Aber "OWS", wie das Protestlager abgekürzt heißt, lässt sich bisher weder kleinkriegen noch vereinnahmen. Innerhalb eines Monats wuchs es über sich hinaus. Am vergangenen Samstag fanden in 951 Städten in 82 Ländern unter dem Motto #GlobalChange Proteste statt. Initiiert hatten die weltweiten Demos spanische Aktivisten, die schon im Frühjahr die Idee zum globalen Aktionstag verbreitet hatten. Aber wirklich bekannt wurde der Tag in den vergangenen beiden Wochen, als "OWS" die mediale Aufmerksamkeit auf sich zog.

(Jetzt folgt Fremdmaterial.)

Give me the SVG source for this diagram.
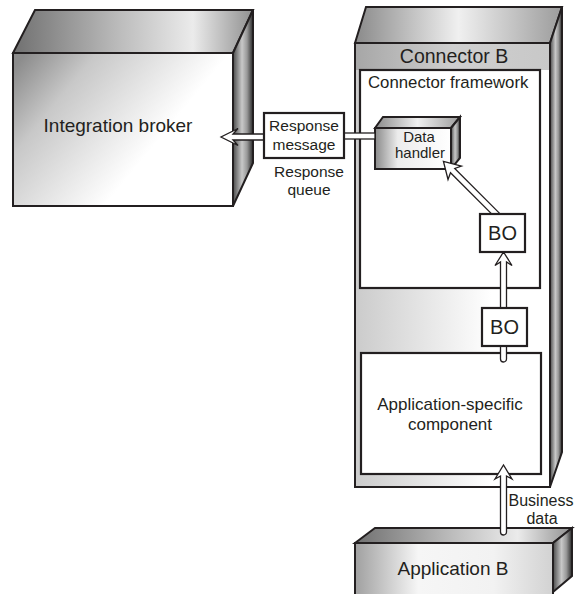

In einer kurzen OWS-Chronologie sieht die Besetzerzeitung "The Occupied Wall Street Journal" Proteste und Revolten in der arabischen Welt und in Europa als Auslöser.
17. Dezember 2010 Tunesien
25. Januar Ägypten
17. Februar Wisconsin/Ohio
26. März London
15. Mai Spanien
25. Mai Griechenland
6. August England
Die Zeitschrift "Mother Jones" lieferte zum gestrigen einmonatigen Bestehen von OWS einen Hintergrundbericht über die organisatorischen Grundlagen in New York, auf denen die Besetzung letztendlich aufbaute. Schon im Frühjahr hatte sich in einem Künstlerstudio nicht weit von der Wall Street entfernt eine Gruppe von Studierenden, linken Aktivisten, Künstlern und europäischen und arabischen Protestorganisatoren getroffen, um über „Funken" zu beraten, die eine neue soziale Bewegung in den USA entfachen könnten. Im Juli rief das kanadische linke Magazin "Adbusters", wohl eher ironisch gemeint, dazu auf, Manhattan zu besetzen. Am 2. August, dem Stichtag für die Erhöhung der berüchtigten Washingtoner Schuldenobergrenze, hielt die kleine Gruppe erstmals eine Demonstration vor der bronzenen Bullenstatue in Downtown Manhattan ab, der eine erste "Vollversammlung" folgte. Kurz darauf veröffentlichte "Adbusters" das inzwischen berühmte Bild von der Ballerina, die auf dem Bronzebullen tanzt, zusammen mit dem Aufruf, am 17. September Wall Street zu besetzen. Der Rest ist gerade einmal vier Wochen alt.